Even without the changes I’d been expecting this year started out crazy.  A new principal, late arriving and ever changing class lists, a new student on day two and another new one on day three, all made for a chaotic month.  I spent four days in August in math training and another two screening late registering families.  I also had hand surgery and catered a meal for my husband’s boss.  I’m now in week four of school and I need a vacation!
Last year’s class was the most challenging group I’ve ever had.  Several retired teachers assured me that a really tough class is always followed by the best group ever.  They were right.  While this group has academic challenges including two cognitively impaired children and a child who doesn’t speak, I’m relieved to say this class hasn’t stolen, there has been no destruction school property and we are missing the drama of two oppositional defiant children playing off each other, the class and the teacher.
As I watch last year’s group travel down the hall I just smile and thank God they’re heading for the classroom down the hall.
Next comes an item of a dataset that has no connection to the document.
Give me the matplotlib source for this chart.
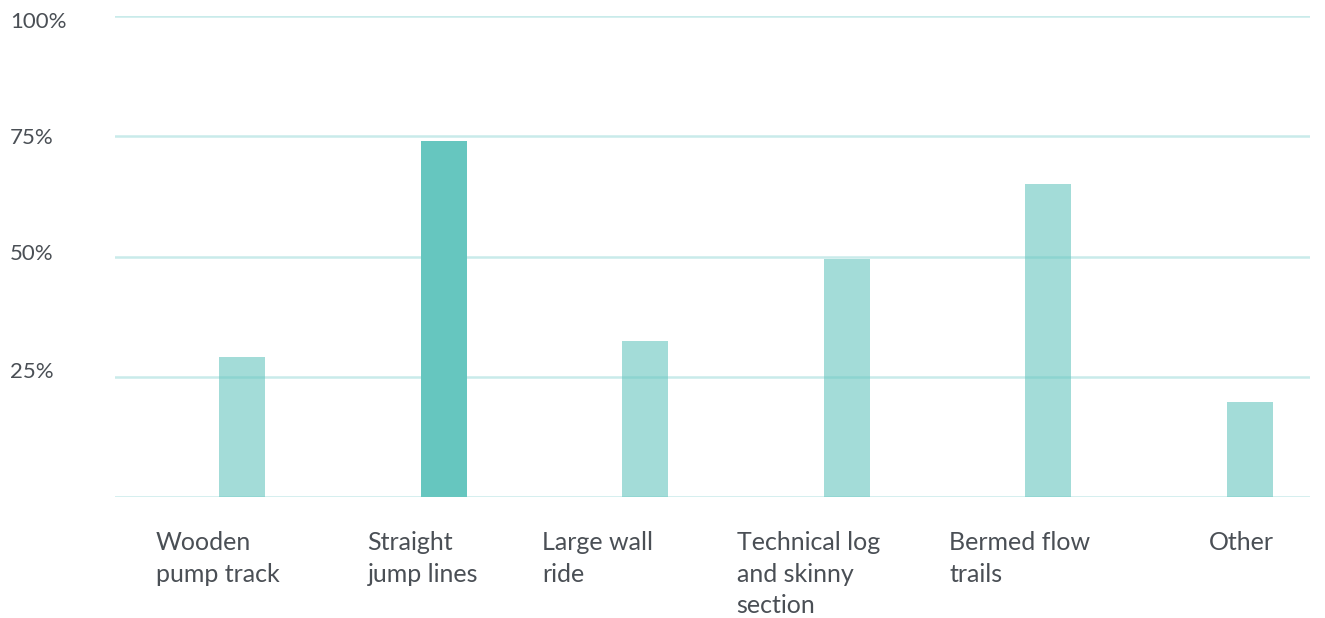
import matplotlib

matplotlib.use("Agg")
import matplotlib.pyplot as plt
import matplotlib.transforms as mtransforms

# values (percent of respondents)
categories = [
    "Wooden\npump track",
    "Straight\njump lines",
    "Large wall\nride",
    "Technical log\nand skinny\nsection",
    "Bermed flow\ntrails",
    "Other",
]
values = [29.1, 74.0, 32.4, 49.5, 65.1, 19.8]
highlight = [False, True, False, False, False, False]
y_ticks = [0, 25, 50, 75, 100]
y_tick_labels = ["", "25%", "50%", "75%", "100%"]

# layout / style
BAR_COLOR = "#66c6bf"
GRID_COLOR = "#c9ebea"
TEXT_COLOR = "#4a4f55"
LABEL_SHIFT = [-0.427, -0.377, -0.511, -0.546, -0.491, -0.203]
TICK_NUDGE_PX = [0, 5, 2, -2, -6]  # the labels sit slightly off their lines

plt.rcParams["font.family"] = ["Lato", "DejaVu Sans"]

fig = plt.figure(figsize=(13.25, 6.18), dpi=100)
ax = fig.add_axes([115 / 1325, 121 / 618, 1195 / 1325, 481 / 618])

x = list(range(len(categories)))
for xi, v, hl in zip(x, values, highlight):
    ax.bar(xi, v, width=0.228, color=BAR_COLOR, alpha=1.0 if hl else 0.6,
           zorder=3, linewidth=0)

for t in y_ticks:
    ax.axhline(t, color=GRID_COLOR, lw=1.8, zorder=2)

ax.set_xlim(-0.630, 5.298)
ax.set_ylim(0, 100)
ax.set_xticks([])
ax.set_yticks([])
for s in ax.spines.values():
    s.set_visible(False)

# y labels at the far left of the figure
to_fig = ax.transData + fig.transFigure.inverted()
for t, lab, nudge in zip(y_ticks, y_tick_labels, TICK_NUDGE_PX):
    if not lab:
        continue
    yfig = to_fig.transform((0, t))[1] + nudge / 618
    fig.text(10 / 1325, yfig, lab, ha="left", va="center", fontsize=16,
             color=TEXT_COLOR)

# category labels, left aligned under each bar
trans = mtransforms.blended_transform_factory(ax.transData, fig.transFigure)
for xi, lab, dx in zip(x, categories, LABEL_SHIFT):
    ax.text(xi + dx, (618 - 531) / 618, lab, transform=trans, ha="left",
            va="top", fontsize=18, color=TEXT_COLOR, linespacing=1.45,
            clip_on=False)

fig.savefig("out.png", dpi=100, facecolor="white")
Tuesday, September 9, 2014

Raisin Bread

I was raised in a family of 5 children on a small farm.  Most Saturday mornings my dad would go to the local grain elevator.  Even as an adult I’m not sure what he did there.  Possibly he checked the prices on commodities, discussed farmer topics with other farmers; I do know he often bought supplies for our farm, and he purchased random grocery items my mother requested from town.  As children we occasionally went along but usually our Saturday mornings were spent cleaning the house in anticipation of Sunday.  On Sunday we went to church, Sunday school and had a huge lunchtime meal, we called “dinner.” 
Sunday breakfast often included the raisin bread my dad would have bought at the local store.  He loved the cinnamon and raisin loaf, he would man the toaster as the kids one by one would emerge from the bedrooms dressed in our finest and ready for church.  I now realize that he provided a breakfast that was quick, rather tidy to eat and did not require cooking or clean up on a busy morning.
In the cloud of grief that surrounded my sister’s death I found myself buying raisin bread, a treat I’d largely ignored in my own household.  In the seventeen years since her passing I’ve occasionally purchased the treat but not as frequently as I did during those sad days. 
The last in Friday in August, I scheduled my mammogram.  Yes, on my last day of vacation, before a busy holiday weekend I had an 8:00 appointment for my screening.  Since my sister’s passing at age 40 from breast cancer, my yearly exam is never postponed or ignored.  My planning time is different this year, so is my lunch break.  All week I’ve tried to respond to Tuesday’s call from the test result desk. 
The times I’m free to call they are “away from their desk, or on a call with another patient.”  I’ve had meetings after school, and they were gone for the day before I was home.  I was becoming increasingly impatient.  On Thursday I returned home late from my third day of school to find a letter from the hospital, asking me to schedule an ultrasound mammogram.  My new exam is scheduled for today, I’m trying to remember I’ve been through this before and it wasn’t cancer.  I’ve even had a biopsy, that wasn’t cancer either.  My head knows that, my stomach doesn’t

Since Friday night I’ve consumed a whole loaf of raisin bread.